M. JHON GUERRA SANSONETTI (République bolivarienne du Venezuela) a souligné l’importance de limiter l’application du principe de compétence universelle aux crimes et délits qui intéressent la communauté internationale dans son ensemble.  Il faut respecter l’égalité souveraine des États et la non-ingérence dans leurs affaires intérieures dans le cadre de toute procédure judiciaire.  La compétence universelle devrait conserver sa nature complémentaire lorsque les tribunaux ne peuvent pas ou ne veulent pas exercer leur compétence, a insisté le délégué.  Il a rappelé que c’est le recours non justifié à ce principe contre des fonctionnaires africains qui a mené le Groupe des États africain à demander son inscription à l’ordre du jour de la Sixième Commission.  Rejetant toute tentative d’utiliser cet outil pour déstabiliser l’ordre international, il a évoqué l’existence d’autres moyens, notamment la coopération, l’échange d’information et l’entraide judiciaire. 
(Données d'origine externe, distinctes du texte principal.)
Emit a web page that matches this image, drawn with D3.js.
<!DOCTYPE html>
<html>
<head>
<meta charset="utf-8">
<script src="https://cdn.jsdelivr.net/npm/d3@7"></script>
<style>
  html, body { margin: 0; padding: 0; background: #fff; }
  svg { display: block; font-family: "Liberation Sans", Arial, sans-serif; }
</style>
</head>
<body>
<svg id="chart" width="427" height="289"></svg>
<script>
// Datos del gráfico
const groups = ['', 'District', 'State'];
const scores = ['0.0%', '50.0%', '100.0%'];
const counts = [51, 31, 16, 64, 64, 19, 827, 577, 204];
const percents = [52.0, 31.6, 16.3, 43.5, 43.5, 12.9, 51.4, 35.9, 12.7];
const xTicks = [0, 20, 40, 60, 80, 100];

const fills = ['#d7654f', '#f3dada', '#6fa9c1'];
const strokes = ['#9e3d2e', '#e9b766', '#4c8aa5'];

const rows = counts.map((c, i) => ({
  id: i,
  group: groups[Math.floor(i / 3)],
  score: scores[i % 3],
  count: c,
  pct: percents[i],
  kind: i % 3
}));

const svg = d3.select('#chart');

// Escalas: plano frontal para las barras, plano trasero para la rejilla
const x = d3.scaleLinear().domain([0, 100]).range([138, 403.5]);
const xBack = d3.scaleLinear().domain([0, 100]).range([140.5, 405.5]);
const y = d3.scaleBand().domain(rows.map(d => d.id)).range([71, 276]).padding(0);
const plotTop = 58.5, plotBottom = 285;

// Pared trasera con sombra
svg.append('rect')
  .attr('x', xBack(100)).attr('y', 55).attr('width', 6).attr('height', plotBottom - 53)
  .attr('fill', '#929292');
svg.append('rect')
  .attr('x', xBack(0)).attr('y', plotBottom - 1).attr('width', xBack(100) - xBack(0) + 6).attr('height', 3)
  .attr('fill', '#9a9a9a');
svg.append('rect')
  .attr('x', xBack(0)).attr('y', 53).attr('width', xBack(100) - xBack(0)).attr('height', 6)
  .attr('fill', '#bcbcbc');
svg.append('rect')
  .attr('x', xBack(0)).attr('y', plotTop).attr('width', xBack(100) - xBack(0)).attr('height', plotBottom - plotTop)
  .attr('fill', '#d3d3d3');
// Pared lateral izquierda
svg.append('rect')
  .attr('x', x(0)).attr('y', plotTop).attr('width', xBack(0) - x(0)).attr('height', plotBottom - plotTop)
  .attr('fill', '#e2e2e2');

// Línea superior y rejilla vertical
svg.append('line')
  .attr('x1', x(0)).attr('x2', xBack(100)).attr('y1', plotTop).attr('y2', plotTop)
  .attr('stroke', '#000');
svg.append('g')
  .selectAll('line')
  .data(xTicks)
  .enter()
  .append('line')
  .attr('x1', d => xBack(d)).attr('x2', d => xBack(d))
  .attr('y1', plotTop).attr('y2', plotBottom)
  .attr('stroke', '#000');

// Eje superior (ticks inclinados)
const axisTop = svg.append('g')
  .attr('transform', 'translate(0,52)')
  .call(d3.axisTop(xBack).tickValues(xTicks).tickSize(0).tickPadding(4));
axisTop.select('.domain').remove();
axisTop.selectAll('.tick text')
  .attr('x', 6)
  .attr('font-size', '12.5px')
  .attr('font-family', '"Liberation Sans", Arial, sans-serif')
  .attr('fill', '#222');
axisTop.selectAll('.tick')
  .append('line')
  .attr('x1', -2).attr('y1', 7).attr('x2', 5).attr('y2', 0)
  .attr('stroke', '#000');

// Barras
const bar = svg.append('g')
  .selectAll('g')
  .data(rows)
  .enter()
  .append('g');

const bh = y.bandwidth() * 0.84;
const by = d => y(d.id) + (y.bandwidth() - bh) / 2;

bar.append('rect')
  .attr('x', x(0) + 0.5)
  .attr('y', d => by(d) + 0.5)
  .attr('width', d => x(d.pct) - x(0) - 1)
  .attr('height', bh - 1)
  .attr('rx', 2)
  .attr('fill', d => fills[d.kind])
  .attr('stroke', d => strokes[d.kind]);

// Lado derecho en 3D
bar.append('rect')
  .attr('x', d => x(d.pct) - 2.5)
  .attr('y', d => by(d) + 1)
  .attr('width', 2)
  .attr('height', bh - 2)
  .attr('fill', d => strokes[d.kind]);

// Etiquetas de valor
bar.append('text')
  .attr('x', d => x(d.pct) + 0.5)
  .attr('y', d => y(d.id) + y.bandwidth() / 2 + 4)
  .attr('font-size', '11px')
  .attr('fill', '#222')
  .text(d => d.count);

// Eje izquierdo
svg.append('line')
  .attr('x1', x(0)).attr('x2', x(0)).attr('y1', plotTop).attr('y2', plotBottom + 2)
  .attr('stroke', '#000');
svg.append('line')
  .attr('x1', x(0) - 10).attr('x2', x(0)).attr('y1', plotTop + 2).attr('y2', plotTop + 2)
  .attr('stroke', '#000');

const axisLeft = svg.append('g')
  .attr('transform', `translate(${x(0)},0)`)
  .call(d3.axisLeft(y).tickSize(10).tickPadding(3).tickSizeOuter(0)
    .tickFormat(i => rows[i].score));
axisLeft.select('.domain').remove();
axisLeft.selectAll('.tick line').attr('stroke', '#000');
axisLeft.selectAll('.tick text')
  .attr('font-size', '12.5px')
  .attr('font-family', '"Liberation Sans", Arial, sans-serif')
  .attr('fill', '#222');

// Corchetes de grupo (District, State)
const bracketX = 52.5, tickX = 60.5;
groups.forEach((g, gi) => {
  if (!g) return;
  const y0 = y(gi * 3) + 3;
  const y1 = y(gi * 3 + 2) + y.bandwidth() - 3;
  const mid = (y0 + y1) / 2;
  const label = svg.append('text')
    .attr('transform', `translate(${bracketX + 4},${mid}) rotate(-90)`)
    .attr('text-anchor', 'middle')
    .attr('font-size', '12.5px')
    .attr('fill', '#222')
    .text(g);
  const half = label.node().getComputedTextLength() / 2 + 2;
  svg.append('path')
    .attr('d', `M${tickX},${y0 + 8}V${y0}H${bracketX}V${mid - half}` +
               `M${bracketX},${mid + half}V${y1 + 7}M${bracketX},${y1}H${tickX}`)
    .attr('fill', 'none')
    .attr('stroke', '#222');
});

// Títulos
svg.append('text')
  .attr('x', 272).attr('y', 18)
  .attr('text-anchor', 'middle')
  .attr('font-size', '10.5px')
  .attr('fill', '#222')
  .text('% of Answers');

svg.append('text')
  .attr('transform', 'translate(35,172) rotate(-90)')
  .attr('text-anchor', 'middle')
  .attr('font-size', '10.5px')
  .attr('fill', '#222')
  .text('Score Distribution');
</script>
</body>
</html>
M. ALAJEELI (Émirats arabes unis) a souligné l’importance de la lutte contre l’impunité.  L’application du principe de compétence universelle doit concerner des crimes graves et précis et vient en complément de la compétence des juridictions nationales, a-t-il précisé.  Ce principe ne peut servir à saper la souveraineté des États et ne doit pas être politisé, a mis en garde le délégué, en souhaitant un rapprochement des positions des délégations sur ce point.

M. CHOI TAEEUN (République de Corée) a noté l’importance du principe de compétence universelle tout en mettant en garde contre les dangers de son abus à des fins politiques.  La République de Corée a intégré la compétence universelle à son droit interne, a-t-il souligné. 

Mme NYNKE DIEUWKE STAAL (Pays-Bas) a noté la diversité des pratiques et des vues des États sur ce sujet, avant de détailler la pratique de son pays, en citant plusieurs lois.  Elle a ainsi déclaré que son pays peut déclencher des enquêtes au titre de la compétence universelle si la personne suspectée est présente sur le territoire néerlandais.  Elle s’est en outre dite favorable à un rapport de la Commission du droit international (CDI) sur le sujet.